MATERIAL:
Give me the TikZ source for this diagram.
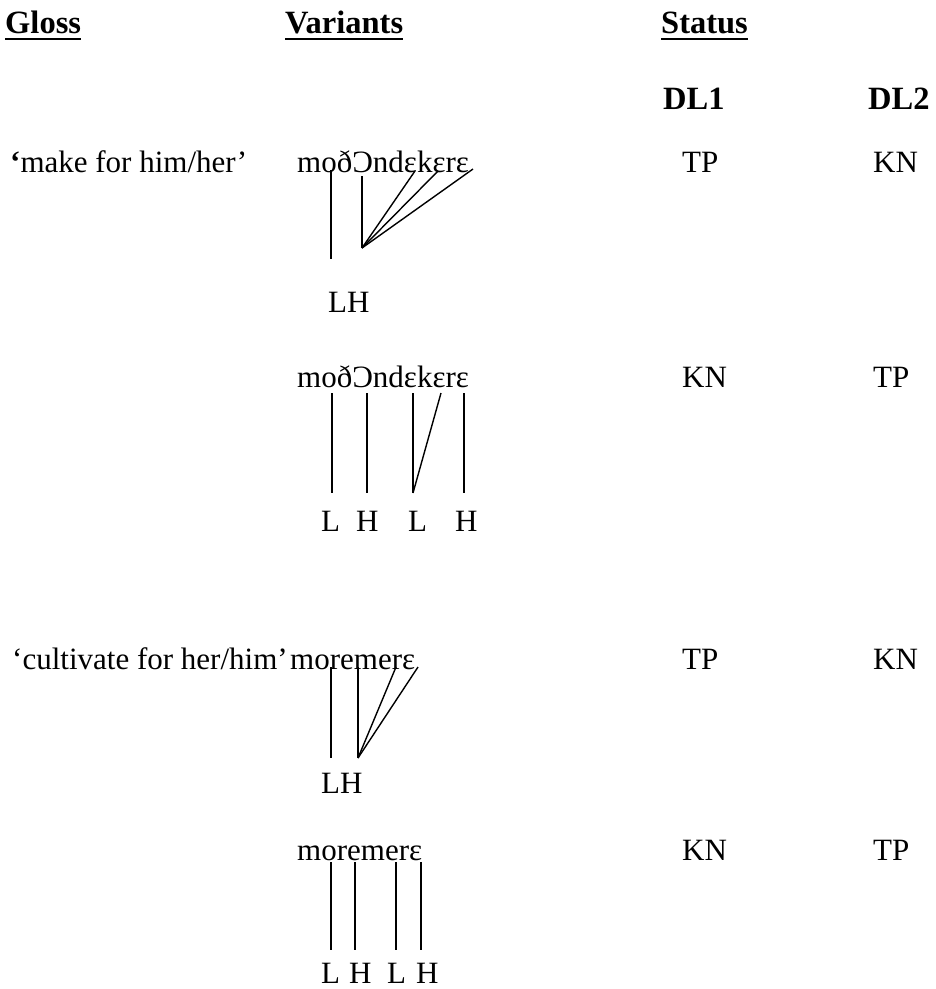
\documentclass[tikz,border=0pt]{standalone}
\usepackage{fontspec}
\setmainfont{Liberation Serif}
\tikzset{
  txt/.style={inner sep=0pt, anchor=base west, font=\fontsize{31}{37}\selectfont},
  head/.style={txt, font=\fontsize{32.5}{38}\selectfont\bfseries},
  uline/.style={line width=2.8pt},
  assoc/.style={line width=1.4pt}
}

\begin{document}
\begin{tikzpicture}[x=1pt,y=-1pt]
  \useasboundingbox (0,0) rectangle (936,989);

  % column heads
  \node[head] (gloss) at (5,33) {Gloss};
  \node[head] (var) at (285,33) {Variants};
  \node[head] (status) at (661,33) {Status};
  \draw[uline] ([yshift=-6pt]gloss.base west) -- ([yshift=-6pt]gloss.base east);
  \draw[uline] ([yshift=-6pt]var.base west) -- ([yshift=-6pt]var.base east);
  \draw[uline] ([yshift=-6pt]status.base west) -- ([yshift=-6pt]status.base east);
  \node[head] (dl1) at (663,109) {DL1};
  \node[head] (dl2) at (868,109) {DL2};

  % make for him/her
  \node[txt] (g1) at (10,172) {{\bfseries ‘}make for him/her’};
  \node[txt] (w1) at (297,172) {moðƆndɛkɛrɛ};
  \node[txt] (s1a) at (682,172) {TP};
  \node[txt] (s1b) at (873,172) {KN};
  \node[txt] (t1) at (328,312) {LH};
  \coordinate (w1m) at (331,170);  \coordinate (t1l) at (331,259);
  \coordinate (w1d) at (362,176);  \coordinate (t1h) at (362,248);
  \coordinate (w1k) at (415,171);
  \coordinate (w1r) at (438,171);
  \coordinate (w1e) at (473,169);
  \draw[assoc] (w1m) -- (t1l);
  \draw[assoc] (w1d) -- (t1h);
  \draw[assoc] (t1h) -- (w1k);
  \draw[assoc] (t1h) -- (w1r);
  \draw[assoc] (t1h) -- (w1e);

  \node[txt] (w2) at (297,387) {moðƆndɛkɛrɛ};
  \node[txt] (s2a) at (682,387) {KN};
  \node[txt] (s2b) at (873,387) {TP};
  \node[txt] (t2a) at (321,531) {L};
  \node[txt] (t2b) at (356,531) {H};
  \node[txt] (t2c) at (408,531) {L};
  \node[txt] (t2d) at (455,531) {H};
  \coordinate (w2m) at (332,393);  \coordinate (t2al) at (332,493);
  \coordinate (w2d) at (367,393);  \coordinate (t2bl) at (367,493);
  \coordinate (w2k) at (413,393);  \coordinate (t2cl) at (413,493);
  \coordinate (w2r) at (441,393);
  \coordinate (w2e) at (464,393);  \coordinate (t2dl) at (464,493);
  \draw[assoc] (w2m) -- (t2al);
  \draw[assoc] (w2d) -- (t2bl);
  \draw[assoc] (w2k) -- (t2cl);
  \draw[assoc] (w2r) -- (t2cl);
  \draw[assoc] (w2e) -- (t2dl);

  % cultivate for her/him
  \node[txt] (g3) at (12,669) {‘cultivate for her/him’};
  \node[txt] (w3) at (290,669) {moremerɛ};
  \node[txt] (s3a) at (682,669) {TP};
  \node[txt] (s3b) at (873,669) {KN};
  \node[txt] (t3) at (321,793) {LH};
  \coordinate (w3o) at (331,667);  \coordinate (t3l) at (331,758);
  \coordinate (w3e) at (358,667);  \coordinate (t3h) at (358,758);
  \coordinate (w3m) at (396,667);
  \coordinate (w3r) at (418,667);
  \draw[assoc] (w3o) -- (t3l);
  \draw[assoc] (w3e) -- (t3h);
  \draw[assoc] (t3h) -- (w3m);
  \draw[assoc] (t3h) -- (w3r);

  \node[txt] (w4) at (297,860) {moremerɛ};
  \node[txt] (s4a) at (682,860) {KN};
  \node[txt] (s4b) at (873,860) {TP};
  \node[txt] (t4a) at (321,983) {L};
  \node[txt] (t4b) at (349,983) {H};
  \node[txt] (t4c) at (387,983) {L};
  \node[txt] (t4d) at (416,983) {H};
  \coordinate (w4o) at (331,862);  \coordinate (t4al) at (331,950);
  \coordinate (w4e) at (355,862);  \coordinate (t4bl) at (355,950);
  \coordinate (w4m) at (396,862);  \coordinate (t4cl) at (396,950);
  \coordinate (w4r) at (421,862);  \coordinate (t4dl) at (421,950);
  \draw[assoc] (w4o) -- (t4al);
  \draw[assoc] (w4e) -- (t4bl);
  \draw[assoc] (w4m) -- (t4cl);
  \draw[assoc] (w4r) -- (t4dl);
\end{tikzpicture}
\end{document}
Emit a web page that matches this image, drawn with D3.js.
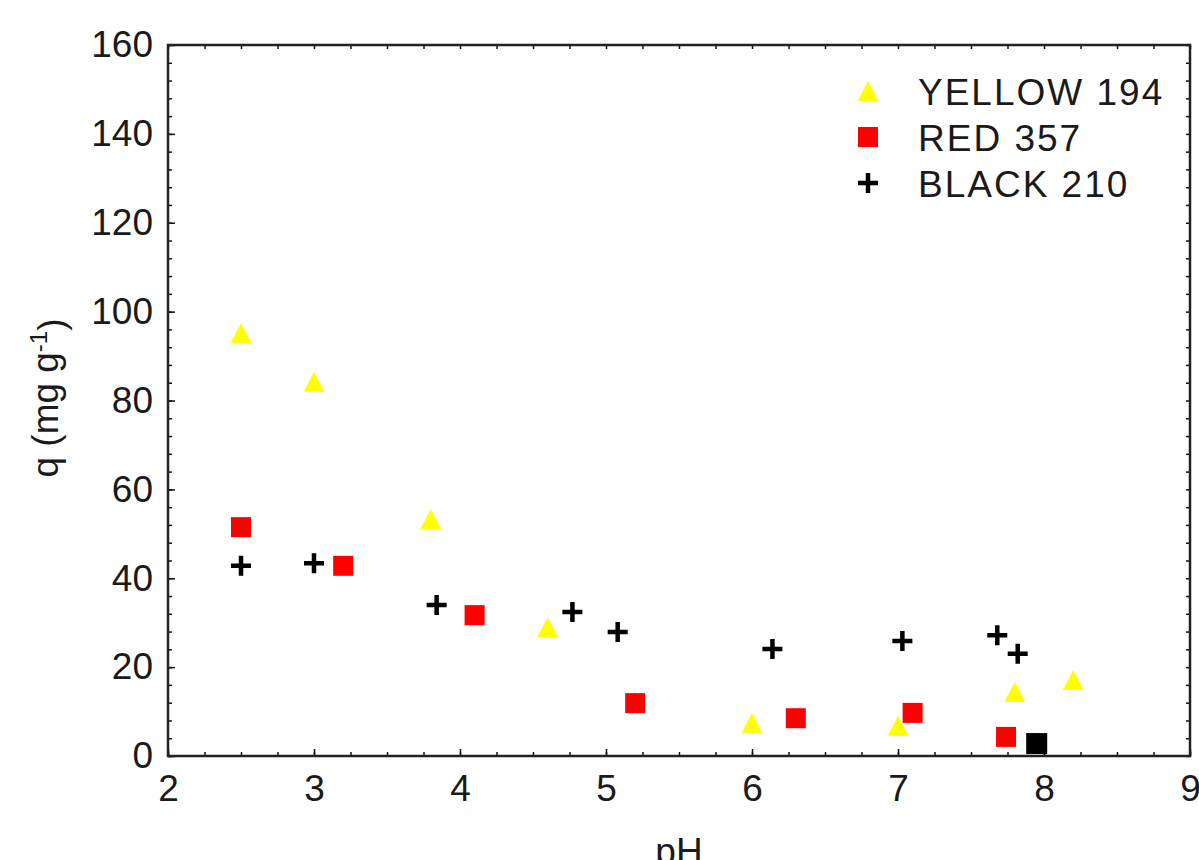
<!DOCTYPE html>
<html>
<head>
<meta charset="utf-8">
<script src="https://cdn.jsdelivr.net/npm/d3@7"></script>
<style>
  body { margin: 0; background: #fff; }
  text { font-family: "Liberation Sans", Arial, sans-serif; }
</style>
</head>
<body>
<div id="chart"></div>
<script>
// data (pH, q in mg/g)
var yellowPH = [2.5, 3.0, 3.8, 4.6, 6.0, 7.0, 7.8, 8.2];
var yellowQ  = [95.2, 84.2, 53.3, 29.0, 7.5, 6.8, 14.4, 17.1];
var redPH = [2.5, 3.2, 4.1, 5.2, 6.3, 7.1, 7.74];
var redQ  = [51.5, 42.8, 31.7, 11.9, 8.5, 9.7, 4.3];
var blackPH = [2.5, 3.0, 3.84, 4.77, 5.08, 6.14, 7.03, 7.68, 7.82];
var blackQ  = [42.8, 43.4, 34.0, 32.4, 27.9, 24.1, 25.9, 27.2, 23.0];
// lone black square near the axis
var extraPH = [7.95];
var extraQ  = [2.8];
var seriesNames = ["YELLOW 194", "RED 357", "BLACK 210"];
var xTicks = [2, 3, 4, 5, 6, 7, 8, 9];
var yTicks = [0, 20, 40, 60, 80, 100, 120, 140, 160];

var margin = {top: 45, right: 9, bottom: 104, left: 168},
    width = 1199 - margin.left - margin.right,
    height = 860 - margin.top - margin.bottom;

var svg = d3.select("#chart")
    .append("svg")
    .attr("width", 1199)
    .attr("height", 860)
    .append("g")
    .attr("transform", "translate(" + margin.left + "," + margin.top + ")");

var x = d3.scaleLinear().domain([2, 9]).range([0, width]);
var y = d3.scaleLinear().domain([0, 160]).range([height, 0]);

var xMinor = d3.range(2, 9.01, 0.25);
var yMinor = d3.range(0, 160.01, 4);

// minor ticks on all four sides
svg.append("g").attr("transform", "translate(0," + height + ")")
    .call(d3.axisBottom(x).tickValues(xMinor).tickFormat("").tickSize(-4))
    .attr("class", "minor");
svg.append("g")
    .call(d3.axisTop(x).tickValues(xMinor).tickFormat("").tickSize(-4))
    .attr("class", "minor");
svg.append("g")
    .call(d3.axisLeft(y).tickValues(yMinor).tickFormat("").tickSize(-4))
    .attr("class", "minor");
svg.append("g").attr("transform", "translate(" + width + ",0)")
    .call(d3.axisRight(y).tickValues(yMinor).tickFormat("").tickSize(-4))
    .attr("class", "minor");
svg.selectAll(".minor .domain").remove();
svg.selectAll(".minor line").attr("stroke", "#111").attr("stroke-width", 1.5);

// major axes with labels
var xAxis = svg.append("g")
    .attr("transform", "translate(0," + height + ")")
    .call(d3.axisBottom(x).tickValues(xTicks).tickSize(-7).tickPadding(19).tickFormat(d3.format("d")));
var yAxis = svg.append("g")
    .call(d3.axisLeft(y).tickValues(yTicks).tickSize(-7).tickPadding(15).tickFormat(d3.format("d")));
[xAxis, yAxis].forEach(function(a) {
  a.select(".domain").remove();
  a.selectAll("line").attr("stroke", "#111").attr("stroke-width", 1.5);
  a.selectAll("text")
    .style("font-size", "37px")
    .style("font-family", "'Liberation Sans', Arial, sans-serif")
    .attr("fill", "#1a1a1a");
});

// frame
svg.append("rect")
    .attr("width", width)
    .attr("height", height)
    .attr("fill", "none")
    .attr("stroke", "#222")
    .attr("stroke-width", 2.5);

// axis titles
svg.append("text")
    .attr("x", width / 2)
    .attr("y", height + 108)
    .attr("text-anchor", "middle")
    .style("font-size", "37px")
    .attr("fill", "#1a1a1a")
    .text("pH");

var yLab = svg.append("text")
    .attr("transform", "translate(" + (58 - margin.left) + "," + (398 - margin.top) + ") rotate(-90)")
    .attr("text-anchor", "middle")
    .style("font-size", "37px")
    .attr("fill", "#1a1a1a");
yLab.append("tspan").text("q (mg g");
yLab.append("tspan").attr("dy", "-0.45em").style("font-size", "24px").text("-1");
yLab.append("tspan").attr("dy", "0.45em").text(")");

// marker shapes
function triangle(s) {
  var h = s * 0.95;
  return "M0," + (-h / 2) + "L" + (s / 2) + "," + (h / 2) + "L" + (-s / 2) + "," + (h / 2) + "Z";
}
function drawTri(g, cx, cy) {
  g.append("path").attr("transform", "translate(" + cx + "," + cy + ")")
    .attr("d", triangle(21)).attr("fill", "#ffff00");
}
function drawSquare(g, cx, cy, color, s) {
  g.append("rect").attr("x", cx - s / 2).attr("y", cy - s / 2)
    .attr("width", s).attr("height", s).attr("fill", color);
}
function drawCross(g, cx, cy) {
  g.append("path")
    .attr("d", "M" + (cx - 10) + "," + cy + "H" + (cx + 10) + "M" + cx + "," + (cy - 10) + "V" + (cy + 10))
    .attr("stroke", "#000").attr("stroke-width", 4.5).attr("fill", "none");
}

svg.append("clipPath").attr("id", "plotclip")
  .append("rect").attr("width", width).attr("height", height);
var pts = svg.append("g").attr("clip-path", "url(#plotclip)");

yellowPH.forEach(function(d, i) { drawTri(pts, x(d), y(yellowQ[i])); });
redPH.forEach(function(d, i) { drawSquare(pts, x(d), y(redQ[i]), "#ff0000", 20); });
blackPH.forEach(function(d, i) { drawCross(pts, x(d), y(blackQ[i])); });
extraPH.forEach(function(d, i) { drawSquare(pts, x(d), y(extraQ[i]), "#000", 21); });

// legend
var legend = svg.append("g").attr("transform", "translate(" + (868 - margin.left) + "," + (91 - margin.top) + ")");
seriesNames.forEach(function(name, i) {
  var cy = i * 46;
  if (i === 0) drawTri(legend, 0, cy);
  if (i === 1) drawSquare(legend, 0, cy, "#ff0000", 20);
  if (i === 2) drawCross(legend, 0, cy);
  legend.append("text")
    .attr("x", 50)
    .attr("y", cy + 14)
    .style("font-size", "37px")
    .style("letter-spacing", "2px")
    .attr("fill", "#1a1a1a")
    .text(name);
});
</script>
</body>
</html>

PROBLEM DETAILS: Repeat exactly the part that opens with the line containing "Emit a web page" and closes with the line containing "var yMinor = d3.range(0, 160.01, 4);". Include both end lines, and drop the pictures.

OUTPUT FOR THIS TASK:
Emit a web page that matches this image, drawn with D3.js.
<!DOCTYPE html>
<html>
<head>
<meta charset="utf-8">
<script src="https://cdn.jsdelivr.net/npm/d3@7"></script>
<style>
  body { margin: 0; background: #fff; }
  text { font-family: "Liberation Sans", Arial, sans-serif; }
</style>
</head>
<body>
<div id="chart"></div>
<script>
// data (pH, q in mg/g)
var yellowPH = [2.5, 3.0, 3.8, 4.6, 6.0, 7.0, 7.8, 8.2];
var yellowQ  = [95.2, 84.2, 53.3, 29.0, 7.5, 6.8, 14.4, 17.1];
var redPH = [2.5, 3.2, 4.1, 5.2, 6.3, 7.1, 7.74];
var redQ  = [51.5, 42.8, 31.7, 11.9, 8.5, 9.7, 4.3];
var blackPH = [2.5, 3.0, 3.84, 4.77, 5.08, 6.14, 7.03, 7.68, 7.82];
var blackQ  = [42.8, 43.4, 34.0, 32.4, 27.9, 24.1, 25.9, 27.2, 23.0];
// lone black square near the axis
var extraPH = [7.95];
var extraQ  = [2.8];
var seriesNames = ["YELLOW 194", "RED 357", "BLACK 210"];
var xTicks = [2, 3, 4, 5, 6, 7, 8, 9];
var yTicks = [0, 20, 40, 60, 80, 100, 120, 140, 160];

var margin = {top: 45, right: 9, bottom: 104, left: 168},
    width = 1199 - margin.left - margin.right,
    height = 860 - margin.top - margin.bottom;

var svg = d3.select("#chart")
    .append("svg")
    .attr("width", 1199)
    .attr("height", 860)
    .append("g")
    .attr("transform", "translate(" + margin.left + "," + margin.top + ")");

var x = d3.scaleLinear().domain([2, 9]).range([0, width]);
var y = d3.scaleLinear().domain([0, 160]).range([height, 0]);

var xMinor = d3.range(2, 9.01, 0.25);
var yMinor = d3.range(0, 160.01, 4);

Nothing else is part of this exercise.